- _DIRECTIVE_
Only the lines from the top of the listing below to the line that has "const hpDesign = [19.8, 20.7, 24.45, 30.3, 34.65, 40.0];" should be echoed, with both ends kept and pictures left out.

◇ ◇ ◇ ◇

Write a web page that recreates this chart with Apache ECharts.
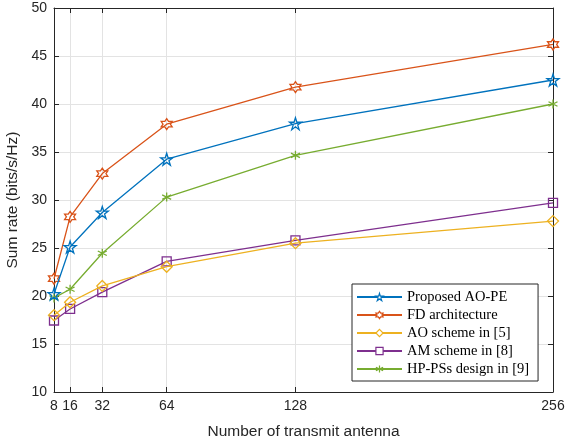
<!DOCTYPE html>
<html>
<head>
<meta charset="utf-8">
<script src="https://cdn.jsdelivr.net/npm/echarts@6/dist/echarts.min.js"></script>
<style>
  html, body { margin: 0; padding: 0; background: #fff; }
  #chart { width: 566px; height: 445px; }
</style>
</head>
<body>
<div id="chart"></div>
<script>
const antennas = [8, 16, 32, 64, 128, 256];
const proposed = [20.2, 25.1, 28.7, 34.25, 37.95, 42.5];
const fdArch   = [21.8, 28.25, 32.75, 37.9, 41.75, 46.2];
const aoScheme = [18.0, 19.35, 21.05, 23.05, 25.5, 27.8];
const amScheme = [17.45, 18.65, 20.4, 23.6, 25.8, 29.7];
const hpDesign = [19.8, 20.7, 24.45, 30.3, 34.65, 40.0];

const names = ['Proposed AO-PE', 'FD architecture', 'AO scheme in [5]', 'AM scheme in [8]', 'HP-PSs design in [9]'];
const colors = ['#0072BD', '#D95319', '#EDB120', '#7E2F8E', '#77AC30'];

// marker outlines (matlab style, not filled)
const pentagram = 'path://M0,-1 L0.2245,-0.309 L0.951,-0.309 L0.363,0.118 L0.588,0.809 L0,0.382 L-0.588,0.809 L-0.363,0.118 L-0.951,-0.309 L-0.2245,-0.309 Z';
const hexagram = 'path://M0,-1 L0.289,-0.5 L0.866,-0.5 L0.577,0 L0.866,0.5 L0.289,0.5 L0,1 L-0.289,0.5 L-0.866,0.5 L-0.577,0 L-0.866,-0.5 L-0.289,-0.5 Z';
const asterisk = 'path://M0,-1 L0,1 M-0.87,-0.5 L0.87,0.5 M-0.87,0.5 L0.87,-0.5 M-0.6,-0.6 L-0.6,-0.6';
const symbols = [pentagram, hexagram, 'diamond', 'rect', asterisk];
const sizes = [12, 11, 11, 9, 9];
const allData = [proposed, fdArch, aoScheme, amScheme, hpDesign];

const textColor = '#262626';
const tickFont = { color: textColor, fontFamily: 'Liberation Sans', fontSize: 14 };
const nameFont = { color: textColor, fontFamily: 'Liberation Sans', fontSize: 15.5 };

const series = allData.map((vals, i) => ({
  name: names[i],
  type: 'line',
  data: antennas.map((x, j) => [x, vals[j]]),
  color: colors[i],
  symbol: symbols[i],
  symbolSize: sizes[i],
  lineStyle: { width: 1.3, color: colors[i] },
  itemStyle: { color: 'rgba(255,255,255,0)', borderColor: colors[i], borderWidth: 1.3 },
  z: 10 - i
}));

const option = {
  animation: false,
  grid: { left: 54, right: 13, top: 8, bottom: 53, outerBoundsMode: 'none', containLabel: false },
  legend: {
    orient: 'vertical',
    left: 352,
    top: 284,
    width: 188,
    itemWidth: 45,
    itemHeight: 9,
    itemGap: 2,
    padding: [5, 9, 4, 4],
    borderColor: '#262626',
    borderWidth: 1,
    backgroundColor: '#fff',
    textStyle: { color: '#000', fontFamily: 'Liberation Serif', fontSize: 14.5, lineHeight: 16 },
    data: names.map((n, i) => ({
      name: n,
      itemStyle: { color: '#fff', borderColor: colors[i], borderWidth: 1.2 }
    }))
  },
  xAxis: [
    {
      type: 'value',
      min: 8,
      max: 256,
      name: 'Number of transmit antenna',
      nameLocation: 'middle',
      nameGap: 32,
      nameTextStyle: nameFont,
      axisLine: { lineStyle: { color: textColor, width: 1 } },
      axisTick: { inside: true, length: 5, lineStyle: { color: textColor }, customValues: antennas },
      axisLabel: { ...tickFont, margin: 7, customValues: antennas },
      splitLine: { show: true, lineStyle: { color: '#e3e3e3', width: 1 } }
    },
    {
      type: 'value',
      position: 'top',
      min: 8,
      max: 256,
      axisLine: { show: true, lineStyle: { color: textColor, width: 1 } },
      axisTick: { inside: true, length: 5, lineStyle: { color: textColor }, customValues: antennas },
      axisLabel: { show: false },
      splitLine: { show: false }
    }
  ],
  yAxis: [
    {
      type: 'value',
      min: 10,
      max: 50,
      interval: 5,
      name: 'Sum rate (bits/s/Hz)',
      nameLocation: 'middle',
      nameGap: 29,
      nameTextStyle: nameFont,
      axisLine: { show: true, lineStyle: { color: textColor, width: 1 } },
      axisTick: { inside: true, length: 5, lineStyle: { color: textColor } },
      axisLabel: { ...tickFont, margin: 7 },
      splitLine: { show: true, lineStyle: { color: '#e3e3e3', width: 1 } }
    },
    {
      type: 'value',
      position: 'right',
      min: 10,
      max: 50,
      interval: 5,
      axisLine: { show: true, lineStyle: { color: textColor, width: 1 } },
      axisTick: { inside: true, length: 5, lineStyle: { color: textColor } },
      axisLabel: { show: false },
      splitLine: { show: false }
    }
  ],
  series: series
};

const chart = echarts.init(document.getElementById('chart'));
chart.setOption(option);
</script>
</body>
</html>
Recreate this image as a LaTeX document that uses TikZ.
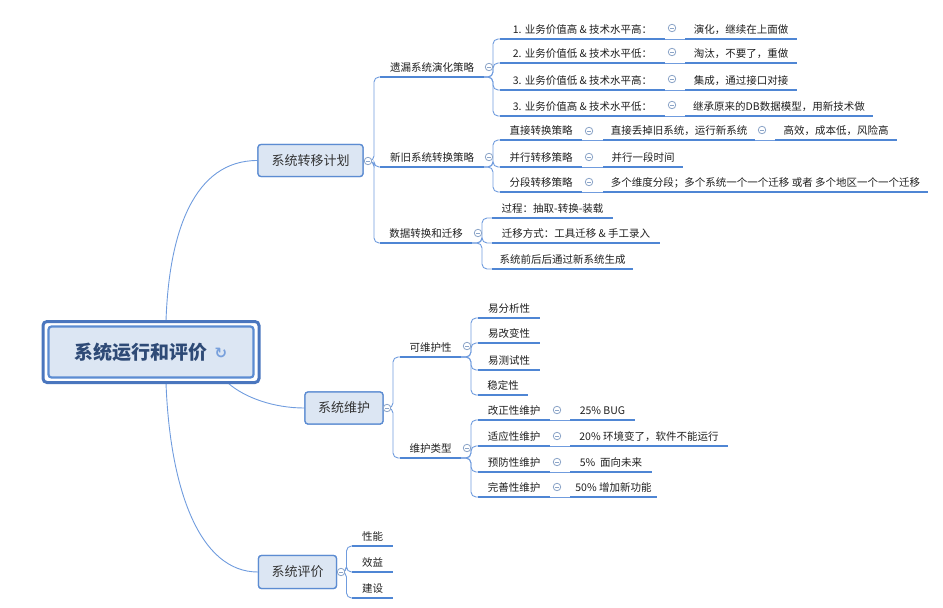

◇ ◇ ◇ ◇

- _EXERCISE RESPONSE_
Write a web page that recreates this chart with Apache ECharts.
<!DOCTYPE html>
<html>
<head>
<meta charset="utf-8">
<script src="https://cdn.jsdelivr.net/npm/echarts@6/dist/echarts.min.js"></script>
<style>
  html, body { margin: 0; padding: 0; background: #fff; }
  #chart { width: 566px; height: 445px; }
</style>
</head>
<body>
<div id="chart"></div>
<script>
const antennas = [8, 16, 32, 64, 128, 256];
const proposed = [20.2, 25.1, 28.7, 34.25, 37.95, 42.5];
const fdArch   = [21.8, 28.25, 32.75, 37.9, 41.75, 46.2];
const aoScheme = [18.0, 19.35, 21.05, 23.05, 25.5, 27.8];
const amScheme = [17.45, 18.65, 20.4, 23.6, 25.8, 29.7];
const hpDesign = [19.8, 20.7, 24.45, 30.3, 34.65, 40.0];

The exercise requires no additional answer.